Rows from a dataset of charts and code
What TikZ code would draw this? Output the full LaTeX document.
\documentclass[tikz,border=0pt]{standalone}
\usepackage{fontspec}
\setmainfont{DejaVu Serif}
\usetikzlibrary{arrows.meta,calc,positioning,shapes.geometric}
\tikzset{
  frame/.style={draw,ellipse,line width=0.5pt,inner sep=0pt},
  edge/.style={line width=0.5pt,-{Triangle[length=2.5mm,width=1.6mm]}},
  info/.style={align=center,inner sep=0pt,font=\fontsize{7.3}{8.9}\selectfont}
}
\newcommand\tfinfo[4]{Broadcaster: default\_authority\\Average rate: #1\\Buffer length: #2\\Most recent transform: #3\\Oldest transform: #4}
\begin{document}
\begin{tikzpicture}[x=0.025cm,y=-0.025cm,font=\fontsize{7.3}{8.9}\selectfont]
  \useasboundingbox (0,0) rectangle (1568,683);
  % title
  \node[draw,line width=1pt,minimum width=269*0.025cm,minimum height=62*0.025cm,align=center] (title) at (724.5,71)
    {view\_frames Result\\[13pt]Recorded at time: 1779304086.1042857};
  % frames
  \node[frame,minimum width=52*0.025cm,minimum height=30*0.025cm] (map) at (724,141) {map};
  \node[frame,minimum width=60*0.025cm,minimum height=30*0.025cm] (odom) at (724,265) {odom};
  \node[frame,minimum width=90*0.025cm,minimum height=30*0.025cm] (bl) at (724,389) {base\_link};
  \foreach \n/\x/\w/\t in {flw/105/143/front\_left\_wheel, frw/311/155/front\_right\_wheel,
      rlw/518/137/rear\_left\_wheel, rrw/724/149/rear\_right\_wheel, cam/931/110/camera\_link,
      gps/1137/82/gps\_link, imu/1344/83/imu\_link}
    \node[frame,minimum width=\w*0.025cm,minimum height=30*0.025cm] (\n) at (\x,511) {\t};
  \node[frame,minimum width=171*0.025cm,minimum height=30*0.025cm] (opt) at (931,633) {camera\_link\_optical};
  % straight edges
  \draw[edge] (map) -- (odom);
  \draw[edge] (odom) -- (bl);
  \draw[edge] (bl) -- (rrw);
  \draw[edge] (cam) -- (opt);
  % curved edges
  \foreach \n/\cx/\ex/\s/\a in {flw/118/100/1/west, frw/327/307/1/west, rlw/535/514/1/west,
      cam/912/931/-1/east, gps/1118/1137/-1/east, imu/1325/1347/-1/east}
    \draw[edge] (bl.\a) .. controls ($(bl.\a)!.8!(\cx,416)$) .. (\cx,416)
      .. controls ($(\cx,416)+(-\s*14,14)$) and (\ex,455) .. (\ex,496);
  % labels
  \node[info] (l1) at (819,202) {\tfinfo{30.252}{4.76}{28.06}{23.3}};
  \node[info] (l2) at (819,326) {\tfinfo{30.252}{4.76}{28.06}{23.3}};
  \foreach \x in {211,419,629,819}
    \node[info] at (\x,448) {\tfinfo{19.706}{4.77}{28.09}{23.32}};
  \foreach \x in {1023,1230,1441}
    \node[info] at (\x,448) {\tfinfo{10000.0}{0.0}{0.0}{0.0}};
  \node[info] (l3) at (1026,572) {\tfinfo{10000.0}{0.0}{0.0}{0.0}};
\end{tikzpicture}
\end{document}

* * *

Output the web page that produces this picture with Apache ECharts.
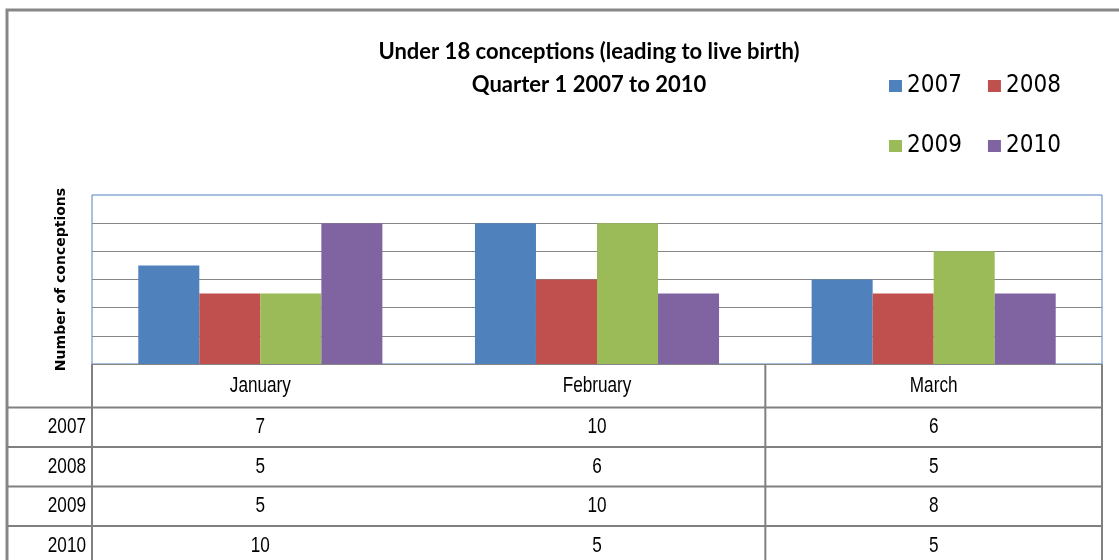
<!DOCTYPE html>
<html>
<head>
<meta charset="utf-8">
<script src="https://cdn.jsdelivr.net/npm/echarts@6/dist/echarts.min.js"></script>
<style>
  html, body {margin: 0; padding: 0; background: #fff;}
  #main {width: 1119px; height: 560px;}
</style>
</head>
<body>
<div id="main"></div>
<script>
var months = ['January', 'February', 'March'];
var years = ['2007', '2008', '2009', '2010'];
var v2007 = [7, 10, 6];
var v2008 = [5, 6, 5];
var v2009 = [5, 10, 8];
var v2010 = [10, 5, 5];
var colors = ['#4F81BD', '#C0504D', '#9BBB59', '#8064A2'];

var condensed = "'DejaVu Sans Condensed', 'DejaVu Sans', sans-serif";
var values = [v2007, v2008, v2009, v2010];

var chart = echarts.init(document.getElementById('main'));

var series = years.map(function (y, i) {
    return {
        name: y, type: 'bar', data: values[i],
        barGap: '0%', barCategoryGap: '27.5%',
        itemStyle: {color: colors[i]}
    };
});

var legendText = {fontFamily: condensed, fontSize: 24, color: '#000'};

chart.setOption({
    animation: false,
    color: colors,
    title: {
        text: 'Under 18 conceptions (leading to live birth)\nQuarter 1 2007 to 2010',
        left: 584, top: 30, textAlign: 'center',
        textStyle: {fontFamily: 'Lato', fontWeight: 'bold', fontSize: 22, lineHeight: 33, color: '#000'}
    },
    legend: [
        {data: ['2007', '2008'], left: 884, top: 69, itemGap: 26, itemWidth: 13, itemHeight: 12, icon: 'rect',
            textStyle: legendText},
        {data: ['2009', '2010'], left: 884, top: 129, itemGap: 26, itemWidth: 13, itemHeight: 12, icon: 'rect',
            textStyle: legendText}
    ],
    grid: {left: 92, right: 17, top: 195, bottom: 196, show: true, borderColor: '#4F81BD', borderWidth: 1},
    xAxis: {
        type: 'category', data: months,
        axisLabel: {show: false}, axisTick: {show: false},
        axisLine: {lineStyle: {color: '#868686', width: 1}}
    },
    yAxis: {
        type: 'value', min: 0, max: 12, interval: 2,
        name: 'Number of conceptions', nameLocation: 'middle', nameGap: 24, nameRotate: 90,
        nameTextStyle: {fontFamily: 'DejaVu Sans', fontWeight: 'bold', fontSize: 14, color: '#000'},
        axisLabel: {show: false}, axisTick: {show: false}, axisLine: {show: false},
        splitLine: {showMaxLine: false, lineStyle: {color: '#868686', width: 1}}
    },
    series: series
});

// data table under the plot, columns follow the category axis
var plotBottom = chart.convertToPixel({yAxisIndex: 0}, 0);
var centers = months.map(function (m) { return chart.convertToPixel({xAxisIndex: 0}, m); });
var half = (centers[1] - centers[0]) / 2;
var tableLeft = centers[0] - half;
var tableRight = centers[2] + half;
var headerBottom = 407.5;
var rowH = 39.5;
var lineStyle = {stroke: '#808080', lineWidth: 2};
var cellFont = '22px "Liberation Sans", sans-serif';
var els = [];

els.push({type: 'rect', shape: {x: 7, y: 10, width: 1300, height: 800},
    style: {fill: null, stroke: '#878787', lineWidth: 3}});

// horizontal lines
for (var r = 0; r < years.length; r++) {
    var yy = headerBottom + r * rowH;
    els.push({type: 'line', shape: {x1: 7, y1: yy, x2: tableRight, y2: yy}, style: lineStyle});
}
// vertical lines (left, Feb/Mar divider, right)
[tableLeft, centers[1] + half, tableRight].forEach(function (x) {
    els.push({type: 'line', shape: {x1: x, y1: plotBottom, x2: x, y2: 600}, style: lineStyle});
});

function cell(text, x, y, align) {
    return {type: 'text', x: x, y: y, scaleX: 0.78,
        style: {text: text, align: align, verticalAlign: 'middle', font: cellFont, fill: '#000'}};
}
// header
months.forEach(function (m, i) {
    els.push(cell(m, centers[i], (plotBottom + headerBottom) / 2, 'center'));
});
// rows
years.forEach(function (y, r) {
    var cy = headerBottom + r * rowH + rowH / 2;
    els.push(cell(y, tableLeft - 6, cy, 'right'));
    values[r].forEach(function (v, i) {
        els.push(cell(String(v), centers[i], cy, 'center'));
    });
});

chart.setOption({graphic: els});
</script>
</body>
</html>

Work required:
Without the pictures, write out exactly the lines from the one that has "Output the web" down to the one that has "var colors = ['#4F81BD', '#C0504D', '#9BBB59', '#8064A2'];", both included.

Solution for this task:
Output the web page that produces this picture with Apache ECharts.
<!DOCTYPE html>
<html>
<head>
<meta charset="utf-8">
<script src="https://cdn.jsdelivr.net/npm/echarts@6/dist/echarts.min.js"></script>
<style>
  html, body {margin: 0; padding: 0; background: #fff;}
  #main {width: 1119px; height: 560px;}
</style>
</head>
<body>
<div id="main"></div>
<script>
var months = ['January', 'February', 'March'];
var years = ['2007', '2008', '2009', '2010'];
var v2007 = [7, 10, 6];
var v2008 = [5, 6, 5];
var v2009 = [5, 10, 8];
var v2010 = [10, 5, 5];
var colors = ['#4F81BD', '#C0504D', '#9BBB59', '#8064A2'];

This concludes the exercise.